09 enero 2010

LABIOS ROJOS

No me gusta septiembre, el olor a chocolate por la mañana ni el queso con mermelada de piña. Me gustan unos labios rojos que no conozco porque son imposibles, me fascina el silencio de la casa cuando es de madrugada. Son manías ajenas que se han adherido con los años, así como los cuentos de mi abuela sobre sus memorias de infancia, esas interminables conversaciones de horas eternas y carcajadas echadas al viento.


Cuando está claro el olvido, se marchitan los dolores de vidas pasadas porque nada se acostumbra a un para siempre; ni el tiempo ni los pensamientos. Por eso, los míos los guardo como secretos debajo de las almohadas, cuando pesan demasiado se escapan con las lágrimas que ya no se pueden disimular y a oscuras en una habitación amiga.


Pero no es un recuerdo lo que mata el sentimiento, son las promesas vacías que se quedaron sin cumplir a las afueras de la iglesia. Iban más allá de experiencias adolescentes o travesuras de jóvenes enamorados, era una vida entera esperando por deseos de cosas imposibles que se podían hacer al revés para dejar de ser imposibles.  

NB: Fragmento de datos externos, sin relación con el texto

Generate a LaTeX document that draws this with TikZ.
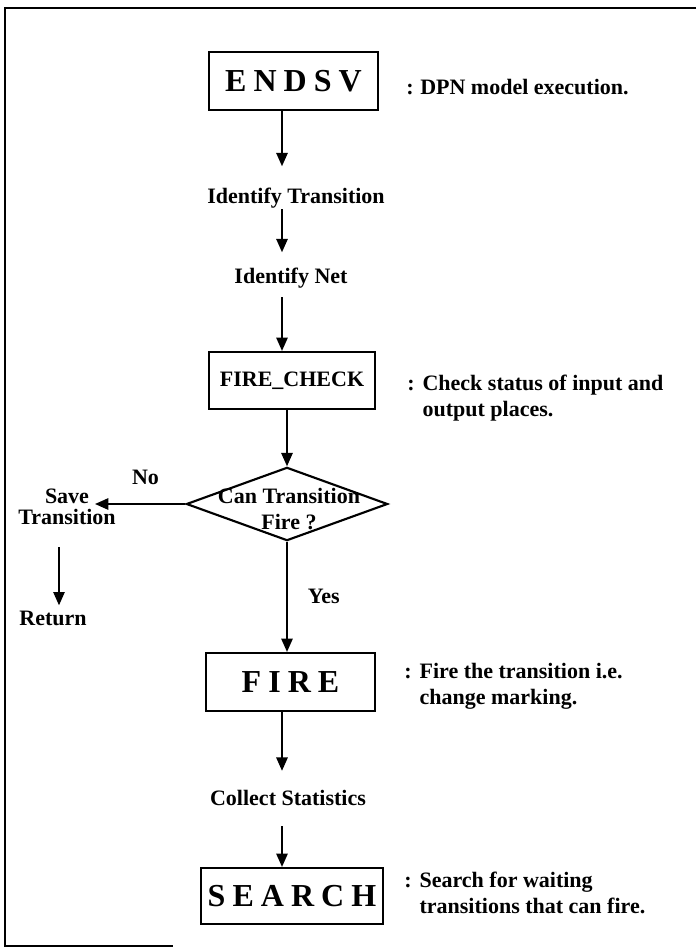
\documentclass[tikz,border=0pt]{standalone}
\usepackage{fontspec}
\setmainfont{Liberation Serif}
\newfontfamily\titlefont[LetterSpace=22]{Liberation Serif}
\usetikzlibrary{arrows.meta,positioning,shapes.geometric}
\newcommand{\steplines}[3]{\begin{tabular}[t]{@{}#1@{}}#2\\#3\end{tabular}}
\newcommand{\notelines}[2]{:\hspace{6pt}\steplines{l}{#1}{#2}}

\begin{document}
\begin{tikzpicture}[x=0.75pt,y=-0.75pt,font=\fontsize{16.5}{19.5}\selectfont\bfseries,
    box/.style={draw,line width=1.6pt,inner sep=0pt},
    title/.style={box,font=\fontsize{24}{28}\selectfont\titlefont\bfseries},
    flow/.style={line width=1.3pt,-{Triangle[length=10pt,width=8.5pt]}},
    txt/.style={inner sep=0pt,anchor=base},
    note/.style={inner sep=0pt,anchor=base west}]
  \useasboundingbox (0,0) rectangle (696,948);
  \draw[line width=2pt] (696,8) -- (5,8) -- (5,946) -- (173,946);
  \coordinate (axis) at (282,0);
  \coordinate (saveax) at (59,0);
  % main column
  \node[title,minimum width=126.75pt,minimum height=43.5pt] (endsv) at (293.5,81) {ENDSV};
  \node[txt] (idtr) at (296,204) {Identify Transition};
  \node[txt] (idnet) at (291,284) {Identify Net};
  \node[box,minimum width=124.5pt,minimum height=42.75pt] (fcheck) at (292,380.5) {FIRE\_CHECK};
  \node[diamond,box,minimum width=151pt,minimum height=55pt] (can) at (287,504) {};
  \node[txt] (cantext) at (289,503) {\steplines{c}{Can Transition}{Fire ?}};
  \node[title,minimum width=126.75pt,minimum height=43.5pt] (fire) at (290.5,682) {FIRE};
  \node[txt] (collect) at (288,805) {Collect Statistics};
  \node[title,minimum width=136.5pt,minimum height=42pt] (search) at (292,896) {SEARCH};
  % left branch
  \coordinate (savein) at (95,504);
  \node[txt,font=\fontsize{16.5}{14.5}\selectfont\bfseries] (save) at (67,503) {\steplines{c}{Save}{Transition}};
  \node[txt] (ret) at (53,625) {Return};
  % notes
  \node[note] (endsvnote) at (406,95) {:\hspace{5pt}DPN model execution.};
  \node[note] (fchecknote) at (407,390) {\notelines{Check status of input and}{output places.}};
  \node[note] (firenote) at (404,678) {\notelines{Fire the transition i.e.}{change marking.}};
  \node[note] (searchnote) at (404,887) {\notelines{Search for waiting}{transitions that can fire.}};
  % connectors
  \draw[flow,shorten >=16.5pt] (endsv.south -| axis) -- (idtr.north -| axis);
  \draw[flow,shorten >=12pt] (idtr.south -| axis) -- (idnet.north -| axis);
  \draw[flow,shorten <=6pt] (idnet.south -| axis) -- (fcheck.north -| axis);
  \draw[flow] (fcheck.south -| can.north) -- (can.north);
  \draw[flow] (can.west) -- (savein)
    node[midway,above=14pt,xshift=4pt,inner sep=0pt] (no) {No};
  \draw[flow,shorten <=12.75pt,shorten >=3.75pt] (save.south -| saveax) -- (ret.north -| saveax);
  \draw[flow] (can.south) -- (fire.north -| can.south)
    node[midway,right=15pt,inner sep=0pt] (yes) {Yes};
  \draw[flow,shorten >=14pt] (fire.south -| axis) -- (collect.north -| axis);
  \draw[flow,shorten <=15.75pt] (collect.south -| axis) -- (search.north -| axis);
\end{tikzpicture}
\end{document}
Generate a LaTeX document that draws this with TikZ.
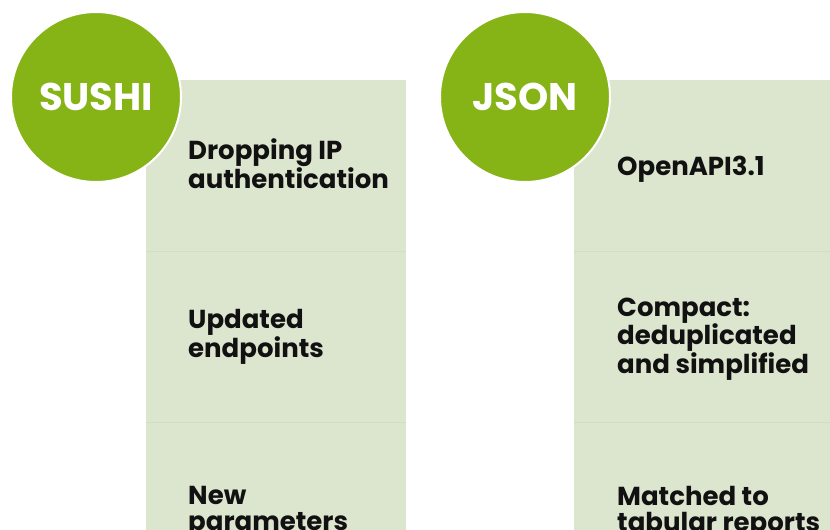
\documentclass[tikz,border=0pt]{standalone}
\usepackage{fontspec}
\setmainfont{Poppins}
\definecolor{panel}{HTML}{DCE5CE}
\definecolor{divider}{HTML}{D3DCC4}
\definecolor{leaf}{HTML}{86B316}
\definecolor{ink}{HTML}{111111}
\begin{document}
\begin{tikzpicture}[x=1pt,y=-1pt,
  panelbox/.style={fill=panel,draw=none},
  badge/.style={circle,fill=leaf,draw=white,line width=2pt,minimum size=170pt,inner sep=0pt,
    text=white,font=\bfseries\fontsize{38.5}{42}\selectfont},
  item/.style={anchor=west,align=left,text=ink,inner sep=0pt,
    font=\bfseries\fontsize{26}{26}\selectfont},
  rowline/.style={draw=divider,line width=1pt}]
\useasboundingbox (0,0) rectangle (830,530);
% panels
\fill[panelbox] (146,80) rectangle (406,530);
\fill[panelbox] (574,80) rectangle (830,530);
\coordinate (l1a) at (146,251); \coordinate (l1b) at (406,251);
\coordinate (l2a) at (146,422); \coordinate (l2b) at (406,422);
\coordinate (r1a) at (574,251); \coordinate (r1b) at (830,251);
\coordinate (r2a) at (574,422); \coordinate (r2b) at (830,422);
\draw[rowline] (l1a) -- (l1b);
\draw[rowline] (l2a) -- (l2b);
\draw[rowline] (r1a) -- (r1b);
\draw[rowline] (r2a) -- (r2b);
% circles
\node[badge] (sushi) at (96,97) {SUSHI};
\node[badge] (json) at (525,97) {JSON};
% items
\node[item] (s1) at (188,164) {Dropping IP\\authentication};
\node[item] (s2) at (188,337) {Updated\\endpoints};
\node[item] (s3) at (188,512) {New\\parameters};
\node[item] (j1) at (617,169) {OpenAPI3.1};
\node[item] (j2) at (617,339) {Compact:\\deduplicated\\and simplified};
\node[item] (j3) at (617,512) {Matched to\\tabular reports};
\end{tikzpicture}
\end{document}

No me gustan los días grises, los chapuzones a mediodía ni las manzanas en la ensalada de frutas. Algunas veces los olvidos son menos dolorosos que las relaciones anteriores, las cicatrices se borran con el tiempo y desaparecen los sentimientos. Extraño suele ser cuando busco esos labios imposibles y los encuentro en la parada del autobús, extraños y ajenos que se cruzan cada tarde en horarios desiguales y por instintos pasionales.


Sin prisas, sin besos de otros y al lado de los labios rojos que ya no llevo como secretos. Al paso de un instante, de un segundo, de un minuto que después será pasado al presente y olvido al futuro. Todavía los recuerdo como en noviembre, sujetos al hombre de la gabardina oscura y metidos hasta las tetas en la boca de otra.